There are times when it’s good to be first and times when, perhaps, you’d rather not be. Deep in the throes of the COVID-19 pandemic, Dustin Clark experienced both as the first ECMO patient treated at St. Elizabeth Healthcare.
ECMO — extracorporeal membrane oxygenation — is a technology that helped some of the nation’s sickest COVID-19 patients survive respiratory failure. It uses a machine to oxygenate blood, remove carbon dioxide outside the body and then return it with the aid of a pump. By taking over the lungs’ workload, it provides the lungs time to rest and heal. Similar treatment can help people with heart failure.
A Case of COVID
It was September 2, 2021, when Dustin arrived at St. Elizabeth Edgewood Hospital. For days, he and his wife had been battling COVID-19 at home. But when Dustin’s breathing became more labored and he could barely talk, his wife said he needed to see a doctor.
Dustin briefly passed out while stumbling to the car. But with his wife’s help, he got to an urgent care center, which directed him to the emergency department at St. Elizabeth. It was there that the gravity of the situation became clear.
“They wheeled me into the hospital and checked my oxygen level. It was 25,” Dustin recalls. “I’m like, is that bad? I don’t know.”
Given that normal oxygen saturation levels should be close to 100, it was.
The First ECMO Patient
Doctors first put Dustin on high-flow oxygen. But he remembers waking up in a panic, saying repeatedly, “I can’t breathe.”
That was Dustin’s last memory for days. Doctors placed him on a ventilator. But as his vital signs continued to go downhill, the team at St. Elizabeth knew he needed something more. ECMO was it.
At the time, St. Elizabeth was just establishing its ECMO program. Caroline Lindemann, RRT, was spearheading the efforts with Cardiothoracic Surgeon George Christensen, DO, who is now the program’s Medical Director.
In the pandemic’s earliest days, it wasn’t clear that ECMO helped COVID-19 patients, according to Dr. Christensen. But with Dustin’s condition deteriorating and few other treatment options, the team at St. Elizabeth made Dustin its first ECMO patient.

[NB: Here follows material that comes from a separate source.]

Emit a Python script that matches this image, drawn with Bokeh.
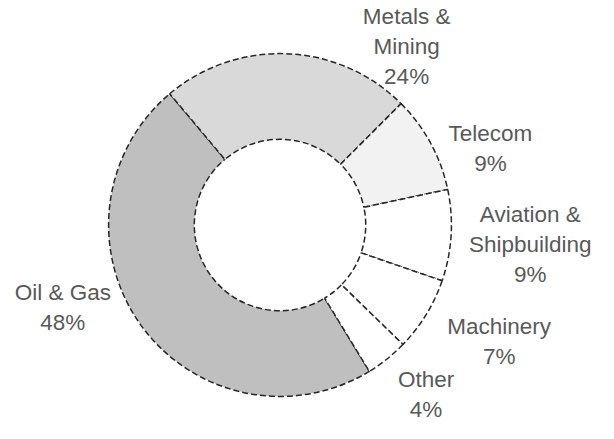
import math
from bokeh.plotting import figure
from bokeh.models import Range1d, ColumnDataSource
from bokeh.core.properties import value
from bokeh.embed import file_html
from bokeh.resources import INLINE

# ---- data ----
categories = ["Oil & Gas", "Metals & Mining", "Telecom", "Aviation & Shipbuilding", "Machinery", "Other"]
label_names = ["Oil & Gas", "Metals &\nMining", "Telecom", "Aviation &\nShipbuilding", "Machinery", "Other"]
shares = [47.6, 23.6, 9.2, 8.6, 7.0, 4.0]
shown_pct = [48, 24, 9, 9, 7, 4]
fills = ["#bfbfbf", "#d9d9d9", "#f2f2f2", "#ffffff", "#ffffff", "#ffffff"]

# ---- layout (reference pixel space: x right, y = 439 - image row) ----
W, H = 598, 423
REF_W, REF_H = 614, 439
cx, cy = 287, REF_H - 233
r_out, r_in = 176, 88
start_deg = -58.6  # first slice starts here, slices run clockwise
# label block centres in reference image pixels
label_pos = [(64, 319), (417, 48), (503, 154), (544, 253), (512, 354), (437, 409)]

total = sum(shares)
starts, ends = [], []
a = math.radians(start_deg)
for s in shares:
    span = 2 * math.pi * s / total
    starts.append(a)
    ends.append(a - span)
    a -= span

src = ColumnDataSource(dict(
    cat=categories, start=starts, end=ends, fill=fills,
    x=[cx] * len(shares), y=[cy] * len(shares),
))

p = figure(width=W, height=H, output_backend="svg", toolbar_location=None,
           x_range=Range1d(0, REF_W), y_range=Range1d(0, REF_H),
           min_border=0)
p.axis.visible = False
p.grid.visible = False
p.outline_line_color = None
p.background_fill_color = "white"

p.annular_wedge(x="x", y="y", inner_radius=r_in, outer_radius=r_out,
                start_angle="start", end_angle="end", direction="clock",
                fill_color="fill", line_color="#262626", line_width=1.5,
                line_dash="6 3", source=src)

texts = [f"{n}\n{v}%" for n, v in zip(label_names, shown_pct)]
lsrc = ColumnDataSource(dict(
    x=[q[0] for q in label_pos], y=[REF_H - q[1] for q in label_pos], t=texts))
p.text(x="x", y="y", text="t", source=lsrc, text_align="center",
       text_baseline="middle", text_font=value("Liberation Sans"),
       text_font_size="22.5px", text_color="#595959", text_line_height=1.2)

open("out.html", "w").write(file_html(p, INLINE))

“His blood gases were profoundly low,” says Dr. Christensen. “There was some uncertainty, but at that time, we were seeing significant mortality.”
Beating the Odds
To begin ECMO, Dr. Christensen placed flexible tubes into two of Dustin’s veins to allow blood to flow to and from the ECMO machine and Dustin’s body. A variety of other experts then helped provide his care.

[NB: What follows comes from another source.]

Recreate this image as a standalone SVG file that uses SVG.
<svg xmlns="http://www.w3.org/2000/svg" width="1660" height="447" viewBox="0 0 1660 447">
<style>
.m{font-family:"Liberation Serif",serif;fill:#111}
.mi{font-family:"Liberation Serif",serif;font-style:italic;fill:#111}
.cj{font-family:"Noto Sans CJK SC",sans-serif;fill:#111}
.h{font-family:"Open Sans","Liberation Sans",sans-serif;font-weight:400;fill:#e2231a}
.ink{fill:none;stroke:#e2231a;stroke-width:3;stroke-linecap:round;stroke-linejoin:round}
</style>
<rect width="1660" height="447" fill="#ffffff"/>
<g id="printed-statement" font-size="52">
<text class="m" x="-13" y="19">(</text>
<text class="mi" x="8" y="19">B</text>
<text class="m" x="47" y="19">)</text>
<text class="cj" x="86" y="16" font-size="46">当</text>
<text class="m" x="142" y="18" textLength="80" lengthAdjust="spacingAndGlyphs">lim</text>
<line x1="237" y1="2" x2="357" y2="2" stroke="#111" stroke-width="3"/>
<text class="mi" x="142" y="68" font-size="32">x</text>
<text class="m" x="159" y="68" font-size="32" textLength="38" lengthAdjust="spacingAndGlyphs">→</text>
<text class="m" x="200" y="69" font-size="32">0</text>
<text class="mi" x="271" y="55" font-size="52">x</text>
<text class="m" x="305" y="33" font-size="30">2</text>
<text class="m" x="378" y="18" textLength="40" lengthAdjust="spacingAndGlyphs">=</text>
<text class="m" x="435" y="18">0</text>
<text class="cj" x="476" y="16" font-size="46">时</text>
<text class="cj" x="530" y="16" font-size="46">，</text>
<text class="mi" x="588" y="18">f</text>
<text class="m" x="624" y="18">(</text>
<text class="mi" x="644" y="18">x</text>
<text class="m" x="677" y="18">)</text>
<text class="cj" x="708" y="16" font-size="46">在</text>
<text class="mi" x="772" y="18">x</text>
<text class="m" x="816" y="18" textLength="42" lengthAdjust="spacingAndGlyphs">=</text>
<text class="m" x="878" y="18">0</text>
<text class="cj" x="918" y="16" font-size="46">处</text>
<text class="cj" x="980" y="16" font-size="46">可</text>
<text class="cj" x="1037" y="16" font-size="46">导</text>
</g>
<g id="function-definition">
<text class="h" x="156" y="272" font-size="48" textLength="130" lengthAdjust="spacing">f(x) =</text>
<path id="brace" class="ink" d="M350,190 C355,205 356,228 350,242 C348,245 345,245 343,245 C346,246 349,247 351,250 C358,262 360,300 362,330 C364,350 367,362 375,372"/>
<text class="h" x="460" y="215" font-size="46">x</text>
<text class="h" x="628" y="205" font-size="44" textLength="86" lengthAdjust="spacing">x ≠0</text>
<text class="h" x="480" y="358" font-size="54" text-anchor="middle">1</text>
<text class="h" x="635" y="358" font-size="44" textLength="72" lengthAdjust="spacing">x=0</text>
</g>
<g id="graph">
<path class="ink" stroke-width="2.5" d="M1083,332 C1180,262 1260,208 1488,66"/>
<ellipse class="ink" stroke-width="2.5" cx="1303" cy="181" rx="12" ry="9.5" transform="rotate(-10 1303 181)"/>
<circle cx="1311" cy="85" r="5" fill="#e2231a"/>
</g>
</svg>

While ECMO did offer hope, Dustin’s outlook was bleak.
“They basically told my wife and mom that I had a 5% chance to live,” Dustin says.
But he did live. And about 12 days later, he woke up. The team weaned him off ECMO and, eventually, the ventilator and tracheostomy that allowed him to get oxygen through a hole in his neck. It was a challenge for Dustin, both physically and mentally. But he got through it.
“You go your whole life and breathing is not something you think about. You just do it,” Dustin says. “When I realized I needed to breathe to stay alive, I was scared to go off the ventilator because I didn’t know that I could do it myself.”
New Perspective and Hope for the Future
Following a stay at St. Elizabeth Ft. Thomas Hospital to get rid of his tracheostomy and a rehabilitation facility to rebuild his strength, Dustin returned home two months after first arriving at St. Elizabeth. He was on oxygen and used a walker at first. Dustin still gets winded sometimes, which, he says, might have more to do with his fitness level than COVID. But he’s doing well overall.
Certainly, his experience changed him. He thinks about his own mortality now. And he cherishes every moment he has with his wife and kids.
“I just want to spend as much time as I can appreciating the people around me and letting them know that I love them,” he says.
That appreciation extends to the team at St. Elizabeth, especially Lindemann.
“Caroline was amazing,” he says. “She made sure that my family was taken care of.”
Dustin is happy he was the first ECMO patient at St. Elizabeth. Like anyone, he would have preferred not to have needed it. But it helped save his life. And because he was first, the team gained confidence and other ECMO patients have followed.
“Hopefully, more lives are saved because I was the guinea pig,” he jokes.